Problem
Repeat the data below exactly, dropping any pictures it holds.

Collected data
^^^^
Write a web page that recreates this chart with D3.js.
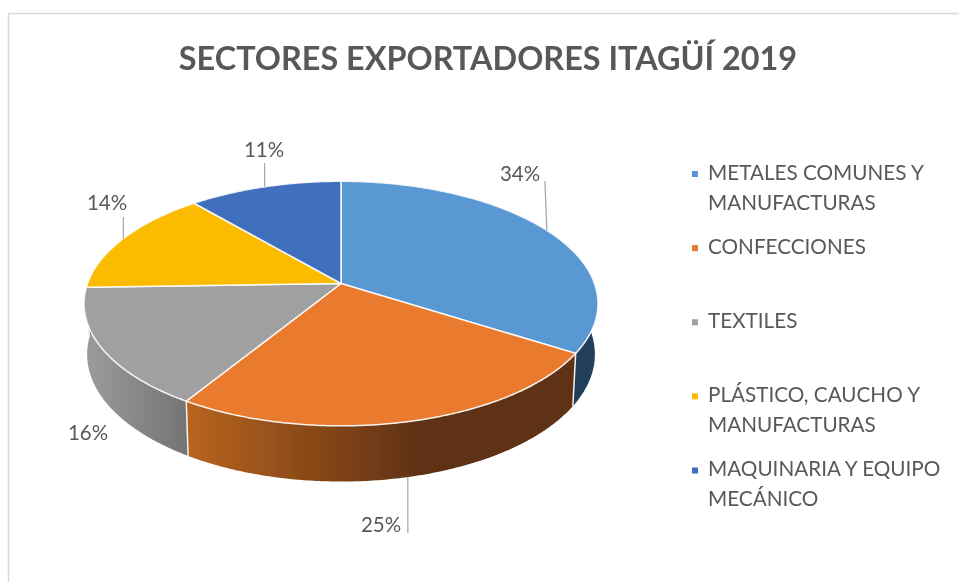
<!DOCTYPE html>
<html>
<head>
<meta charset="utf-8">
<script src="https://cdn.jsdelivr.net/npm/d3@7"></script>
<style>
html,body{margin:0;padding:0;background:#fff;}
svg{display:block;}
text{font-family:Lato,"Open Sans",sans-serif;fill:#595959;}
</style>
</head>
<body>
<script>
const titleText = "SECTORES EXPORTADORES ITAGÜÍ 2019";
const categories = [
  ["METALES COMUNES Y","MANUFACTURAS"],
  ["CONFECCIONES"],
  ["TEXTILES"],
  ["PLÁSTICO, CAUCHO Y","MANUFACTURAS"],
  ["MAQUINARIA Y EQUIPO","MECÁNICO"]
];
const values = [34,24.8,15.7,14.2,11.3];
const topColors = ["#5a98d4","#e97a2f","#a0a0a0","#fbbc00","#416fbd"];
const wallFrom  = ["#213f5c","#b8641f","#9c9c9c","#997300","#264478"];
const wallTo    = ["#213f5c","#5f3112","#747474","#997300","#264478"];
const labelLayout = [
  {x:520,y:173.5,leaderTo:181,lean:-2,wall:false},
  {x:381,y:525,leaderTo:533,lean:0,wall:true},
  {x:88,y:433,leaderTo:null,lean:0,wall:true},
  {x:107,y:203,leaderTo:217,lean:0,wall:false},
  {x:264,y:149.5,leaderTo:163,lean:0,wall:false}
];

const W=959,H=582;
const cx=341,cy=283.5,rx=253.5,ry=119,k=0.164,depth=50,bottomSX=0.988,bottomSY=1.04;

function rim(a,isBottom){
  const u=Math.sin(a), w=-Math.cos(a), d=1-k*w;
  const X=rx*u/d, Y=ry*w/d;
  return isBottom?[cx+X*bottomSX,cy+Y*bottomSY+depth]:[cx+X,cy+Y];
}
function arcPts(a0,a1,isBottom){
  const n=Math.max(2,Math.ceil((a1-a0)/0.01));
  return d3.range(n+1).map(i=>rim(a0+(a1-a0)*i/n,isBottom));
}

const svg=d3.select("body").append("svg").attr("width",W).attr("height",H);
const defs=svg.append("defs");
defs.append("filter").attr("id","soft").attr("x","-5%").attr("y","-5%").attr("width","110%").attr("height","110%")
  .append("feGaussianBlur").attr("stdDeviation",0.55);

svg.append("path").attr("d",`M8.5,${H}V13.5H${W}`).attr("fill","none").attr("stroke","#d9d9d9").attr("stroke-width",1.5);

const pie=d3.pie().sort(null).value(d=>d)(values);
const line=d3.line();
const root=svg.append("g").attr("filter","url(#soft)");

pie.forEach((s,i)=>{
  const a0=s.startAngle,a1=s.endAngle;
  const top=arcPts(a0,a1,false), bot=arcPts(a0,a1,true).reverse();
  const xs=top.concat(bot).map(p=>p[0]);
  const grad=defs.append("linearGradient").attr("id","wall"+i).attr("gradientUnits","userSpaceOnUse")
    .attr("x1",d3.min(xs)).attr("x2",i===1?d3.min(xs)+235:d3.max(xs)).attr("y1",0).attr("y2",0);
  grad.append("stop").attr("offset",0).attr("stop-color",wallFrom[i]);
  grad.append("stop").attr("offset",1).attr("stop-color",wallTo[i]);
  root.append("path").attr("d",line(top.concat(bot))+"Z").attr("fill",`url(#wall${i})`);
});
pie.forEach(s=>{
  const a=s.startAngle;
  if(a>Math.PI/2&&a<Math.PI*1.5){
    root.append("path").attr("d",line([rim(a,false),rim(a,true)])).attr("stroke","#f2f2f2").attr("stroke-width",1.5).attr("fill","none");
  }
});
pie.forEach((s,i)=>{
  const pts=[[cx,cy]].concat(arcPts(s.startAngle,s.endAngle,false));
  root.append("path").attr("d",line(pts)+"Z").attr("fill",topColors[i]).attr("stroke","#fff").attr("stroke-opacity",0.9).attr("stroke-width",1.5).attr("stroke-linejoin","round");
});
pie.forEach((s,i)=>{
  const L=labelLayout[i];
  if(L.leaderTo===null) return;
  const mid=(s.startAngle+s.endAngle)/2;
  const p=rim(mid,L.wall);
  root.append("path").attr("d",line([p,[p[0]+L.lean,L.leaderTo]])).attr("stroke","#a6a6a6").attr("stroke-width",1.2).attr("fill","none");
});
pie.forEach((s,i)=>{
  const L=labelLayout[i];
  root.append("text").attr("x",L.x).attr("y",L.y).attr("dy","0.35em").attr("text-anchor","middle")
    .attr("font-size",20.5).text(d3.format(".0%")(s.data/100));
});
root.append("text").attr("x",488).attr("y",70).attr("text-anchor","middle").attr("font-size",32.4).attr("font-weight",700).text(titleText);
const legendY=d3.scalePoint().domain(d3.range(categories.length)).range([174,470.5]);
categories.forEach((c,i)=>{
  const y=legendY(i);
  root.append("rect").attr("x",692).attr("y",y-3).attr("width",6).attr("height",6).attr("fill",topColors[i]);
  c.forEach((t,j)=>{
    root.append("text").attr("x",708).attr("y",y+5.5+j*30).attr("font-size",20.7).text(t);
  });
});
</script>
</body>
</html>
^^^^
Solution
Write a web page that recreates this chart with D3.js.
<!DOCTYPE html>
<html>
<head>
<meta charset="utf-8">
<script src="https://cdn.jsdelivr.net/npm/d3@7"></script>
<style>
html,body{margin:0;padding:0;background:#fff;}
svg{display:block;}
text{font-family:Lato,"Open Sans",sans-serif;fill:#595959;}
</style>
</head>
<body>
<script>
const titleText = "SECTORES EXPORTADORES ITAGÜÍ 2019";
const categories = [
  ["METALES COMUNES Y","MANUFACTURAS"],
  ["CONFECCIONES"],
  ["TEXTILES"],
  ["PLÁSTICO, CAUCHO Y","MANUFACTURAS"],
  ["MAQUINARIA Y EQUIPO","MECÁNICO"]
];
const values = [34,24.8,15.7,14.2,11.3];
const topColors = ["#5a98d4","#e97a2f","#a0a0a0","#fbbc00","#416fbd"];
const wallFrom  = ["#213f5c","#b8641f","#9c9c9c","#997300","#264478"];
const wallTo    = ["#213f5c","#5f3112","#747474","#997300","#264478"];
const labelLayout = [
  {x:520,y:173.5,leaderTo:181,lean:-2,wall:false},
  {x:381,y:525,leaderTo:533,lean:0,wall:true},
  {x:88,y:433,leaderTo:null,lean:0,wall:true},
  {x:107,y:203,leaderTo:217,lean:0,wall:false},
  {x:264,y:149.5,leaderTo:163,lean:0,wall:false}
];

const W=959,H=582;
const cx=341,cy=283.5,rx=253.5,ry=119,k=0.164,depth=50,bottomSX=0.988,bottomSY=1.04;

function rim(a,isBottom){
  const u=Math.sin(a), w=-Math.cos(a), d=1-k*w;
  const X=rx*u/d, Y=ry*w/d;
  return isBottom?[cx+X*bottomSX,cy+Y*bottomSY+depth]:[cx+X,cy+Y];
}
function arcPts(a0,a1,isBottom){
  const n=Math.max(2,Math.ceil((a1-a0)/0.01));
  return d3.range(n+1).map(i=>rim(a0+(a1-a0)*i/n,isBottom));
}

const svg=d3.select("body").append("svg").attr("width",W).attr("height",H);
const defs=svg.append("defs");
defs.append("filter").attr("id","soft").attr("x","-5%").attr("y","-5%").attr("width","110%").attr("height","110%")
  .append("feGaussianBlur").attr("stdDeviation",0.55);

svg.append("path").attr("d",`M8.5,${H}V13.5H${W}`).attr("fill","none").attr("stroke","#d9d9d9").attr("stroke-width",1.5);

const pie=d3.pie().sort(null).value(d=>d)(values);
const line=d3.line();
const root=svg.append("g").attr("filter","url(#soft)");

pie.forEach((s,i)=>{
  const a0=s.startAngle,a1=s.endAngle;
  const top=arcPts(a0,a1,false), bot=arcPts(a0,a1,true).reverse();
  const xs=top.concat(bot).map(p=>p[0]);
  const grad=defs.append("linearGradient").attr("id","wall"+i).attr("gradientUnits","userSpaceOnUse")
    .attr("x1",d3.min(xs)).attr("x2",i===1?d3.min(xs)+235:d3.max(xs)).attr("y1",0).attr("y2",0);
  grad.append("stop").attr("offset",0).attr("stop-color",wallFrom[i]);
  grad.append("stop").attr("offset",1).attr("stop-color",wallTo[i]);
  root.append("path").attr("d",line(top.concat(bot))+"Z").attr("fill",`url(#wall${i})`);
});
pie.forEach(s=>{
  const a=s.startAngle;
  if(a>Math.PI/2&&a<Math.PI*1.5){
    root.append("path").attr("d",line([rim(a,false),rim(a,true)])).attr("stroke","#f2f2f2").attr("stroke-width",1.5).attr("fill","none");
  }
});
pie.forEach((s,i)=>{
  const pts=[[cx,cy]].concat(arcPts(s.startAngle,s.endAngle,false));
  root.append("path").attr("d",line(pts)+"Z").attr("fill",topColors[i]).attr("stroke","#fff").attr("stroke-opacity",0.9).attr("stroke-width",1.5).attr("stroke-linejoin","round");
});
pie.forEach((s,i)=>{
  const L=labelLayout[i];
  if(L.leaderTo===null) return;
  const mid=(s.startAngle+s.endAngle)/2;
  const p=rim(mid,L.wall);
  root.append("path").attr("d",line([p,[p[0]+L.lean,L.leaderTo]])).attr("stroke","#a6a6a6").attr("stroke-width",1.2).attr("fill","none");
});
pie.forEach((s,i)=>{
  const L=labelLayout[i];
  root.append("text").attr("x",L.x).attr("y",L.y).attr("dy","0.35em").attr("text-anchor","middle")
    .attr("font-size",20.5).text(d3.format(".0%")(s.data/100));
});
root.append("text").attr("x",488).attr("y",70).attr("text-anchor","middle").attr("font-size",32.4).attr("font-weight",700).text(titleText);
const legendY=d3.scalePoint().domain(d3.range(categories.length)).range([174,470.5]);
categories.forEach((c,i)=>{
  const y=legendY(i);
  root.append("rect").attr("x",692).attr("y",y-3).attr("width",6).attr("height",6).attr("fill",topColors[i]);
  c.forEach((t,j)=>{
    root.append("text").attr("x",708).attr("y",y+5.5+j*30).attr("font-size",20.7).text(t);
  });
});
</script>
</body>
</html>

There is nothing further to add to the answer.